» TASK BRIEF
Reproduce all of the data exactly.

» SOURCE DATA
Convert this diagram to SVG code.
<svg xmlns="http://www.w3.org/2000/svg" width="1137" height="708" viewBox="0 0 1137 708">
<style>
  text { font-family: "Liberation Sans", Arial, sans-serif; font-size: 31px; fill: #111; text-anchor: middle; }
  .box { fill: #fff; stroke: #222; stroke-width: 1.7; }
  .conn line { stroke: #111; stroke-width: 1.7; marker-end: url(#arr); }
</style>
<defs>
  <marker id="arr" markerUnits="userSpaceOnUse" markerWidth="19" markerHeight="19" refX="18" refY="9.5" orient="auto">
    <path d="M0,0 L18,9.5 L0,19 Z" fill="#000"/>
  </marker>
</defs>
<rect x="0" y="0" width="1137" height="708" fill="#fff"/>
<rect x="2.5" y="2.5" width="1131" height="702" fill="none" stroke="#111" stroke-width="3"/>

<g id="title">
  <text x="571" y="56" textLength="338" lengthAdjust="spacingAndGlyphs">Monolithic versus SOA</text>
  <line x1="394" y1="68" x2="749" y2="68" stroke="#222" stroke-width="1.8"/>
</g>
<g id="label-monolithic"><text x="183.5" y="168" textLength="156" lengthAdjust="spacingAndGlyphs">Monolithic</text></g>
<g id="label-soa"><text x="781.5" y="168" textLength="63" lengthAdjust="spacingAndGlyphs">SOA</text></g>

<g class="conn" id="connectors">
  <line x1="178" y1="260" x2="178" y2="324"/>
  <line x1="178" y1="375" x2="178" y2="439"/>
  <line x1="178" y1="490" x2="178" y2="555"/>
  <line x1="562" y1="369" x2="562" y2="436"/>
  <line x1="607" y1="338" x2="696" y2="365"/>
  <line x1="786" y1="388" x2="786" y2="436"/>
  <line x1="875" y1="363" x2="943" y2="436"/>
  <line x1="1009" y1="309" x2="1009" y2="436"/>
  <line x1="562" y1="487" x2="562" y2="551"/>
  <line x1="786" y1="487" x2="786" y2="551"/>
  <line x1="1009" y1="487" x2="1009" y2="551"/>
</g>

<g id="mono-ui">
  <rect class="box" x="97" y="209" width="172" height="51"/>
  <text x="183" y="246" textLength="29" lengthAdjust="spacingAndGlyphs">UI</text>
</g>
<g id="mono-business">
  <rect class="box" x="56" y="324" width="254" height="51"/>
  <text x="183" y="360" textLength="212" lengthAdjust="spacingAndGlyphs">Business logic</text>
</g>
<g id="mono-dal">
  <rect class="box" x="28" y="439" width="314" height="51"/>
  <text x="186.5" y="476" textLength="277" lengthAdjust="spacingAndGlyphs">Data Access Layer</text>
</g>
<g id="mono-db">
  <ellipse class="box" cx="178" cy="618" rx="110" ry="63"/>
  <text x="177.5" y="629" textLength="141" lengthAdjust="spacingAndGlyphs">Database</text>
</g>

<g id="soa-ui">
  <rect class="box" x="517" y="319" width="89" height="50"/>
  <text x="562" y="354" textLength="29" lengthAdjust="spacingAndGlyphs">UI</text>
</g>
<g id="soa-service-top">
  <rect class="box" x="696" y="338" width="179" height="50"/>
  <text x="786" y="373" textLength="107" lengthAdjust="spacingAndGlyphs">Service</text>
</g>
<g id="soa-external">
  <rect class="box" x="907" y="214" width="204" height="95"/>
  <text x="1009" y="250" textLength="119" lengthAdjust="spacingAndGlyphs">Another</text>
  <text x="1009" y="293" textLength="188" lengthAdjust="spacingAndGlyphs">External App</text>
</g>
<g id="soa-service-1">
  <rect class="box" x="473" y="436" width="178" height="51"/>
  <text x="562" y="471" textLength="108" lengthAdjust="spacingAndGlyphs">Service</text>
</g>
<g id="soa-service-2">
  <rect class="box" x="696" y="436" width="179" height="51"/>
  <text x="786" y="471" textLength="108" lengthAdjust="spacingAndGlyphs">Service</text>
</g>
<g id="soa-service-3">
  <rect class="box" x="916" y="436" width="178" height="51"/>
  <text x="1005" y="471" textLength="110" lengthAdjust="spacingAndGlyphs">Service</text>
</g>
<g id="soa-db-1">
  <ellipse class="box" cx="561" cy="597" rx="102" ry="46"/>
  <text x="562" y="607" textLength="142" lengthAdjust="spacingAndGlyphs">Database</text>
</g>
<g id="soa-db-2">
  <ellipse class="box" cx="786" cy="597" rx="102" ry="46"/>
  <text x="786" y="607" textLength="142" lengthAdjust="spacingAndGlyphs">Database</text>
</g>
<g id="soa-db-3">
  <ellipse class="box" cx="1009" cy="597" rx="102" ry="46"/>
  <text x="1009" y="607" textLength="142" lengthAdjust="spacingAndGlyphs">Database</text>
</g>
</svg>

» REPLY
Convert this diagram to SVG code.
<svg xmlns="http://www.w3.org/2000/svg" width="1137" height="708" viewBox="0 0 1137 708">
<style>
  text { font-family: "Liberation Sans", Arial, sans-serif; font-size: 31px; fill: #111; text-anchor: middle; }
  .box { fill: #fff; stroke: #222; stroke-width: 1.7; }
  .conn line { stroke: #111; stroke-width: 1.7; marker-end: url(#arr); }
</style>
<defs>
  <marker id="arr" markerUnits="userSpaceOnUse" markerWidth="19" markerHeight="19" refX="18" refY="9.5" orient="auto">
    <path d="M0,0 L18,9.5 L0,19 Z" fill="#000"/>
  </marker>
</defs>
<rect x="0" y="0" width="1137" height="708" fill="#fff"/>
<rect x="2.5" y="2.5" width="1131" height="702" fill="none" stroke="#111" stroke-width="3"/>

<g id="title">
  <text x="571" y="56" textLength="338" lengthAdjust="spacingAndGlyphs">Monolithic versus SOA</text>
  <line x1="394" y1="68" x2="749" y2="68" stroke="#222" stroke-width="1.8"/>
</g>
<g id="label-monolithic"><text x="183.5" y="168" textLength="156" lengthAdjust="spacingAndGlyphs">Monolithic</text></g>
<g id="label-soa"><text x="781.5" y="168" textLength="63" lengthAdjust="spacingAndGlyphs">SOA</text></g>

<g class="conn" id="connectors">
  <line x1="178" y1="260" x2="178" y2="324"/>
  <line x1="178" y1="375" x2="178" y2="439"/>
  <line x1="178" y1="490" x2="178" y2="555"/>
  <line x1="562" y1="369" x2="562" y2="436"/>
  <line x1="607" y1="338" x2="696" y2="365"/>
  <line x1="786" y1="388" x2="786" y2="436"/>
  <line x1="875" y1="363" x2="943" y2="436"/>
  <line x1="1009" y1="309" x2="1009" y2="436"/>
  <line x1="562" y1="487" x2="562" y2="551"/>
  <line x1="786" y1="487" x2="786" y2="551"/>
  <line x1="1009" y1="487" x2="1009" y2="551"/>
</g>

<g id="mono-ui">
  <rect class="box" x="97" y="209" width="172" height="51"/>
  <text x="183" y="246" textLength="29" lengthAdjust="spacingAndGlyphs">UI</text>
</g>
<g id="mono-business">
  <rect class="box" x="56" y="324" width="254" height="51"/>
  <text x="183" y="360" textLength="212" lengthAdjust="spacingAndGlyphs">Business logic</text>
</g>
<g id="mono-dal">
  <rect class="box" x="28" y="439" width="314" height="51"/>
  <text x="186.5" y="476" textLength="277" lengthAdjust="spacingAndGlyphs">Data Access Layer</text>
</g>
<g id="mono-db">
  <ellipse class="box" cx="178" cy="618" rx="110" ry="63"/>
  <text x="177.5" y="629" textLength="141" lengthAdjust="spacingAndGlyphs">Database</text>
</g>

<g id="soa-ui">
  <rect class="box" x="517" y="319" width="89" height="50"/>
  <text x="562" y="354" textLength="29" lengthAdjust="spacingAndGlyphs">UI</text>
</g>
<g id="soa-service-top">
  <rect class="box" x="696" y="338" width="179" height="50"/>
  <text x="786" y="373" textLength="107" lengthAdjust="spacingAndGlyphs">Service</text>
</g>
<g id="soa-external">
  <rect class="box" x="907" y="214" width="204" height="95"/>
  <text x="1009" y="250" textLength="119" lengthAdjust="spacingAndGlyphs">Another</text>
  <text x="1009" y="293" textLength="188" lengthAdjust="spacingAndGlyphs">External App</text>
</g>
<g id="soa-service-1">
  <rect class="box" x="473" y="436" width="178" height="51"/>
  <text x="562" y="471" textLength="108" lengthAdjust="spacingAndGlyphs">Service</text>
</g>
<g id="soa-service-2">
  <rect class="box" x="696" y="436" width="179" height="51"/>
  <text x="786" y="471" textLength="108" lengthAdjust="spacingAndGlyphs">Service</text>
</g>
<g id="soa-service-3">
  <rect class="box" x="916" y="436" width="178" height="51"/>
  <text x="1005" y="471" textLength="110" lengthAdjust="spacingAndGlyphs">Service</text>
</g>
<g id="soa-db-1">
  <ellipse class="box" cx="561" cy="597" rx="102" ry="46"/>
  <text x="562" y="607" textLength="142" lengthAdjust="spacingAndGlyphs">Database</text>
</g>
<g id="soa-db-2">
  <ellipse class="box" cx="786" cy="597" rx="102" ry="46"/>
  <text x="786" y="607" textLength="142" lengthAdjust="spacingAndGlyphs">Database</text>
</g>
<g id="soa-db-3">
  <ellipse class="box" cx="1009" cy="597" rx="102" ry="46"/>
  <text x="1009" y="607" textLength="142" lengthAdjust="spacingAndGlyphs">Database</text>
</g>
</svg>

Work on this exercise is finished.